Believing that his father had killed his mother, he fought against him
for several days, driving him to the edge of the world before peace was
made between them. The evil Pearl Feather had slain one of his relatives,
and to avenge that crime Hiawatha pressed through a guard of
fire-breathing serpents which surrounded that fell personage, shot them
with arrows as they struck at him, and having thus reached the lodge of
his enemy he engaged him in combat. All day long they battled to no
purpose, but toward evening a woodpecker flew overhead and cried, Your
enemy has but one vulnerable point. Shoot at his scalp-lock. Hiawatha
did so and his foe fell dead. Anointing his finger with the blood of his
foe, he touched the bird, and the red mark is found on the head of every
woodpecker to this day. A duck having led him a long chase when he was
trying to capture it for food, he angrily kicked it, thus flattening its
back, bowing its legs, despoiling it of half of its tail-feathers, and
that is why, to this day, ducks are awkward.

In return for its service in leading him to where the prince of serpents
lived, he invested the kingfisher with a medal and rumpled the feathers
of its head in putting it on; hence all kingfishers have rumpled knots
and white spots on their breasts.
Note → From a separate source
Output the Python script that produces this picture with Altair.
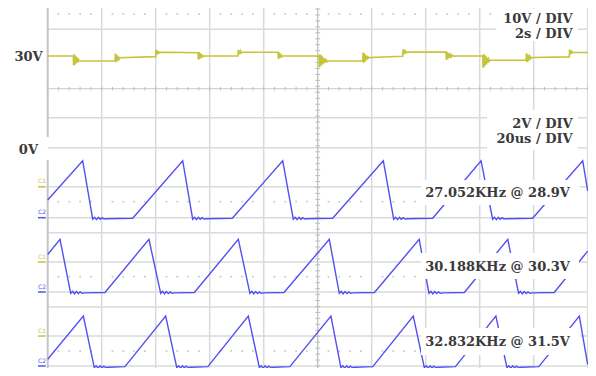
import altair as alt
import pandas as pd

# ---------------- data ----------------
# Upper trace: input voltage, 10 V/div, 2 s/div (time in s, value in V)
TOP_T = [0.0, 0.948,
         0.96, 0.98, 1.0, 1.02, 1.04, 1.06, 1.08, 1.10, 1.12, 1.14, 1.16,
         2.493,
         2.505, 2.525, 2.545, 2.565, 2.585, 2.605, 2.625, 2.645, 2.665,
         4.0,
         4.01, 4.03, 4.05, 4.07, 4.09, 4.11, 4.13,
         5.567,
         5.58, 5.60, 5.62, 5.64, 5.66, 5.68, 5.70, 5.72, 5.74, 5.77,
         7.048,
         7.06, 7.08, 7.10, 7.12, 7.14, 7.16, 7.19,
         8.53,
         8.545, 8.565, 8.585, 8.605, 8.625, 8.645, 8.67, 8.70,
         10.048,
         10.06, 10.08, 10.10, 10.12, 10.14, 10.16, 10.18, 10.20, 10.22, 10.25,
         10.28, 10.31, 10.35, 10.40,
         11.667,
         11.68, 11.70, 11.72, 11.74, 11.76, 11.78, 11.80, 11.83, 11.86, 11.90, 11.94,
         13.148,
         13.16, 13.18, 13.20, 13.22, 13.24, 13.27, 13.30,
         14.752,
         14.765, 14.785, 14.805, 14.825, 14.845, 14.865, 14.89, 14.92, 14.95,
         14.99, 15.05, 15.12,
         16.111,
         16.125, 16.145, 16.165, 16.185, 16.205, 16.225, 16.25, 16.275, 16.30,
         16.33, 16.36, 16.40,
         17.715,
         17.73, 17.75, 17.77, 17.79, 17.81, 17.83, 17.86, 17.89, 17.93,
         19.319,
         19.33, 19.35, 19.37, 19.39, 19.41, 19.44, 19.47,
         20.0]
TOP_V = [30.0, 30.0,
         26.8, 30.6, 27.0, 30.2, 27.4, 29.8, 27.7, 29.3, 28.0, 28.8, 28.35,
         28.35,
         30.8, 27.9, 30.5, 28.2, 30.1, 28.6, 29.8, 29.0, 29.4,
         29.8,
         32.2, 30.4, 31.9, 30.7, 31.6, 31.0, 31.3,
         31.1,
         28.8, 31.3, 29.0, 31.0, 29.3, 30.7, 29.5, 30.4, 29.8, 30.0,
         30.0,
         32.1, 30.5, 31.9, 30.8, 31.6, 31.0, 31.25,
         31.25,
         29.0, 31.2, 29.2, 30.9, 29.5, 30.5, 29.8, 30.0,
         30.0,
         26.2, 30.6, 26.5, 30.3, 26.9, 29.9, 27.2, 29.5, 27.5, 29.1,
         27.8, 28.8, 28.1, 28.3,
         28.3,
         31.2, 27.7, 30.9, 28.0, 30.5, 28.4, 30.1, 28.8, 29.7, 29.3, 29.5,
         29.9,
         32.3, 30.5, 32.0, 30.8, 31.7, 31.1, 31.3,
         31.3,
         28.7, 31.4, 28.9, 31.1, 29.2, 30.8, 29.4, 30.5, 29.7,
         30.3, 29.9, 30.0,
         30.0,
         26.0, 30.7, 26.4, 30.3, 26.8, 29.9, 27.2, 29.5, 27.7,
         29.0, 28.3, 28.6,
         28.6,
         30.9, 27.9, 30.6, 28.2, 30.2, 28.6, 29.9, 29.1, 29.5,
         29.7,
         32.2, 30.5, 31.9, 30.8, 31.5, 31.1, 31.2,
         31.2]

# Lower traces: 2 V/div, 20 us/div (time in us, value in V)
B1_T = [0, 12.96, 16.67, 31.48, 50.0, 53.7, 68.37, 87.04, 90.96, 105.56,
        124.3, 128.15, 142.6, 160.5, 164.8, 179.6, 198.15, 200.0]
B1_V = [1.19, 3.83, -0.1, -0.04, 3.83, -0.1, -0.04, 3.83, -0.1, -0.04,
        3.83, -0.1, -0.04, 3.83, -0.1, -0.04, 3.83, 1.8]
B2_T = [0, 4.56, 8.52, 21.2, 37.5, 41.85, 54.3, 70.6, 74.9, 87.5, 104.3,
        108.0, 121.0, 137.6, 141.2, 154.3, 170.4, 174.4, 187.6, 200.0]
B2_V = [2.52, 3.54, -0.09, -0.03, 3.54, -0.09, -0.03, 3.54, -0.09, -0.03,
        3.54, -0.09, -0.03, 3.54, -0.09, -0.03, 3.54, -0.09, -0.03, 2.75]
B3_T = [0, 13.2, 17.26, 28.6, 43.7, 47.8, 59.3, 74.3, 78.4, 89.7, 104.9,
        108.6, 120.4, 135.4, 139.5, 151.0, 166.0, 170.1, 181.9, 196.9, 200.0]
B3_V = [0.45, 3.36, -0.11, -0.04, 3.36, -0.11, -0.04, 3.36, -0.11, -0.04,
        3.36, -0.11, -0.04, 3.36, -0.11, -0.04, 3.36, -0.11, -0.04, 3.36, 0.1]
# small ringing after each falling edge (us after the edge, V)
RIP_DT = [0.7, 1.4, 2.1, 2.8, 3.5, 4.2, 5.2]
RIP_V = [0.07, -0.09, 0.06, -0.07, 0.04, -0.05, -0.03]

FREQ_LABELS = ["27.052KHz @ 28.9V", "30.188KHz @ 30.3V", "32.832KHz @ 31.5V"]
SCALE_LABELS = ["10V / DIV", "2s / DIV", "2V / DIV", "20us / DIV"]
LEVEL_LABELS = ["30V", "0V"]

# ---------------- layout (screen divisions) ----------------
BAND_OFF = [4.985, 2.487, 0.0]       # C2 ground of each lower band
TOP_OFF = 10.42                      # position of 30 V on the upper trace
YEL = "#c6c43c"
BLUE = "#5151f2"
GRID = "#dadada"
TXT = "#3a3a3a"

X0, X1 = -0.7352, 10.0056
Y0, Y1 = -0.067, 12.034
xs = alt.Scale(domain=[X0, X1], nice=False, zero=False)
ys = alt.Scale(domain=[Y0, Y1], nice=False, zero=False)


def X(f="x"):
    return alt.X(f + ":Q", scale=xs, axis=None)


def Y(f="y"):
    return alt.Y(f + ":Q", scale=ys, axis=None)


def rules(rows, color, width):
    df = pd.DataFrame(rows, columns=["x", "x2", "y", "y2"])
    return alt.Chart(df).mark_rule(color=color, strokeWidth=width).encode(
        x=X(), x2="x2:Q", y=Y(), y2="y2:Q")


# grid
TOPY = 12.11
hsolid = [11.318, 8.346, 7.338, 6.024, 4.985, 4.481, 3.496, 2.487, 1.983, 1.008, 0.0]
hrows = [(0, 10, y, y) for y in hsolid]
vrows = [(k, k, TOPY, Y0) for k in range(1, 10) if k != 5]
vrows += [(10, 10, TOPY, Y0)]
grid = rules(hrows + vrows, GRID, 1.5)
left = rules([(0, 0, TOPY, 7.697), (0, 0, 6.924, Y0)], "#c4c4c4", 2)
center_v = rules([(5, 5, TOPY, Y0)], "#c8c8c8", 1.5)
center_h = rules([(0, 10, 9.321, 9.321)], "#d4d4d4", 1.2)

# minor ticks on the centre lines and dotted rows
tick_rows = []
yy = 0.0
while yy < TOPY:
    tick_rows.append((4.955, 5.045, yy, yy))
    yy += 0.2
for k in range(51):
    xv = k * 0.2
    tick_rows.append((xv, xv, 9.321 - 0.06, 9.321 + 0.06))
ticks = rules(tick_rows, "#bdbdbd", 1)

dot_rows = []
for yv in [11.832, 5.523, 3.002, 0.504]:
    for k in range(51):
        if k % 5:
            dot_rows.append({"x": k * 0.2, "y": yv})
dots = alt.Chart(pd.DataFrame(dot_rows)).mark_square(
    size=3, color="#c9c9c9", opacity=1).encode(x=X(), y=Y())

# traces
top_df = pd.DataFrame({"t": TOP_T, "v": TOP_V})
top_df["x"] = top_df["t"] / 2.0
top_df["y"] = TOP_OFF + (top_df["v"] - 30.0) / 10.0
top_df["o"] = range(len(top_df))
top_line = alt.Chart(top_df).mark_line(color=YEL, strokeWidth=1.6).encode(
    x=X(), y=Y(), order="o:Q")

rows = []
for b, (T, V) in enumerate([(B1_T, B1_V), (B2_T, B2_V), (B3_T, B3_V)]):
    pts = []
    for t, v in zip(T, V):
        pts.append((t, v))
        if v <= -0.09:
            for dt, dv in zip(RIP_DT, RIP_V):
                pts.append((t + dt, v + 0.06 + dv))
    for i, (t, v) in enumerate(pts):
        rows.append({"band": b, "o": i, "x": t / 20.0,
                     "y": BAND_OFF[b] + v / 2.0})
bot_df = pd.DataFrame(rows)
bot_line = alt.Chart(bot_df).mark_line(color=BLUE, strokeWidth=1.4).encode(
    x=X(), y=Y(), detail="band:N", order="o:Q")

# white label boxes
boxes = pd.DataFrame([
    (8.302, 9.82, 10.924, 12.0),
    (8.135, 9.82, 7.26, 8.605),
    (6.913, 9.857, 5.412, 6.252),
    (6.913, 9.84, 2.924, 3.798),
    (6.913, 9.857, 0.370, 1.277),
], columns=["x", "x2", "y", "y2"])
box = alt.Chart(boxes).mark_rect(color="white").encode(
    x=X(), x2="x2:Q", y=Y(), y2="y2:Q")

# texts
FONT = "DejaVu Serif"
sc_df = pd.DataFrame({"x": [9.722] * 4, "y": [11.664, 11.16, 8.134, 7.64],
                      "t": SCALE_LABELS})
sc_txt = alt.Chart(sc_df).mark_text(align="right", baseline="middle",
                                    font=FONT, fontSize=13, fontWeight="bold",
                                    color=TXT).encode(x=X(), y=Y(), text="t:N")
fq_df = pd.DataFrame({"x": [6.993] * 3, "y": [5.805, 3.338, 0.817],
                      "t": FREQ_LABELS})
fq_txt = alt.Chart(fq_df).mark_text(align="left", baseline="middle",
                                    font=FONT, fontSize=13, fontWeight="bold",
                                    color=TXT).encode(x=X(), y=Y(), text="t:N")
lv_df = pd.DataFrame({"x": [-0.0926, -0.18], "y": [10.387, 7.26],
                      "t": LEVEL_LABELS})
lv_txt = alt.Chart(lv_df).mark_text(align="right", baseline="middle",
                                    font=FONT, fontSize=13, fontWeight="bold",
                                    color=TXT).encode(x=X(), y=Y(), text="t:N")

c1y = [6.024, 3.496, 1.008]
c2y = [4.985, 2.487, 0.0]
c1_marks = rules([(-0.18, -0.035, y, y) for y in c1y], YEL, 1.5)
c2_marks = rules([(-0.18, -0.035, y, y) for y in c2y], BLUE, 1.5)
c1_txt = alt.Chart(pd.DataFrame({"x": [-0.18] * 3, "y": [y + 0.08 for y in c1y],
                                 "t": ["C1"] * 3})).mark_text(
    align="left", baseline="bottom", fontSize=6, font="DejaVu Sans",
    color=YEL).encode(x=X(), y=Y(), text="t:N")
c2_txt = alt.Chart(pd.DataFrame({"x": [-0.18] * 3, "y": [y + 0.08 for y in c2y],
                                 "t": ["C2"] * 3})).mark_text(
    align="left", baseline="bottom", fontSize=6, font="DejaVu Sans",
    color=BLUE).encode(x=X(), y=Y(), text="t:N")

chart = alt.layer(
    grid, left, center_h, center_v, ticks, dots,
    top_line, bot_line, box,
    sc_txt, fq_txt, lv_txt, c1_marks, c2_marks, c1_txt, c2_txt,
).properties(
    width=580, height=360,
    autosize=alt.AutoSizeParams(type="none"), padding=0,
).configure_view(strokeWidth=0)

chart.save("out.html", embed_options={"renderer": "svg", "actions": False})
After slaying the prince of serpents he
travelled all over America, doing good work, and on reaching Onondaga he
organized a friendly league of thirteen tribes that endured for many
years. This closed his mission. As he stood in the assemblage of chiefs a
white bird, appearing at an immense height, descended like a meteor,
struck Hiawatha's daughter with such force as to drive her remains into
the earth and shattered itself against the ground. Its silvery feathers
were scattered, and these were preserved by the beholders as ornaments
for their hair--so the custom of wearing feather head-dresses endures to
our time. Though filled with consternation, Hiawatha recognized the
summons. He addressed his companions in tones of such sweetness and terms
of such eloquence as had never been heard before, urging them to live
uprightly and to enforce good laws, and unhappy circumstance!--promising
to come back when the time was ripe. The expectancy of his return has led
to ghost-dances and similar demonstrations of enmity against the whites.
When he had ended he entered his stone canoe and began to rise in air to
strains of melting music. Higher and higher he arose, the white vessel
shining in the sunlight, until he disappeared in the spaces of the sky.

Incidents of the Hiawatha legend are not all placed, but he is thought to
have been born near the great lakes, perhaps at Mackinack. Some legends,
indeed, credit him with making his home at Mackinack, and from that
point, as a centre, making a new earth around him. The fight with his
father began on the upper Mississippi, and the bowlders found along its
banks were their missiles. The south shore of Lake Superior was the scene
of his conflict with the serpents. He hunted the great beaver around Lake
Superior and brought down his dam at the Sault Sainte Marie. A depression
in a rock on the southern edge of Michipicotea Bay is where he alighted
after a jump across the lake. In a larger depression, near Thunder Bay,
he sat when smoking his last pipe. The big rocks on the east side of
Grand Traverse Bay, near Antrim City, Michigan, are the bones of a stone
monster that he slew.

So trifling an incident as the kicking of the duck has been localized at
Lake Itasca. [It is worth passing mention that this name, which sounds as
if it were of Indian origin, is held by some to be composed of the last
syllables of veritas and the first letters of caput, these
words-signifying the true head--being applied by early explorers as
showing that they were confident of having found the actual source of the
Mississippi.] Minnehaha lived near the fall in Minneapolis that bears her
name. The final apotheosis took place on the shores of Lake Onondaga, New
York, though Hiawatha lies buried under a mountain, three miles long, on
the east side of Thunder Bay, Lake Superior, which, from the water,
resembles a man lying on his back. The red man makes oblation, as he rows
past, by dropping a pinch of tobacco into the water. Some say that
Hiawatha now lives at the top of the earth, amid the ice, and directs the
sun. He has to live in a cold country because, if he were to return, he
would set the earth on fire with his footsteps.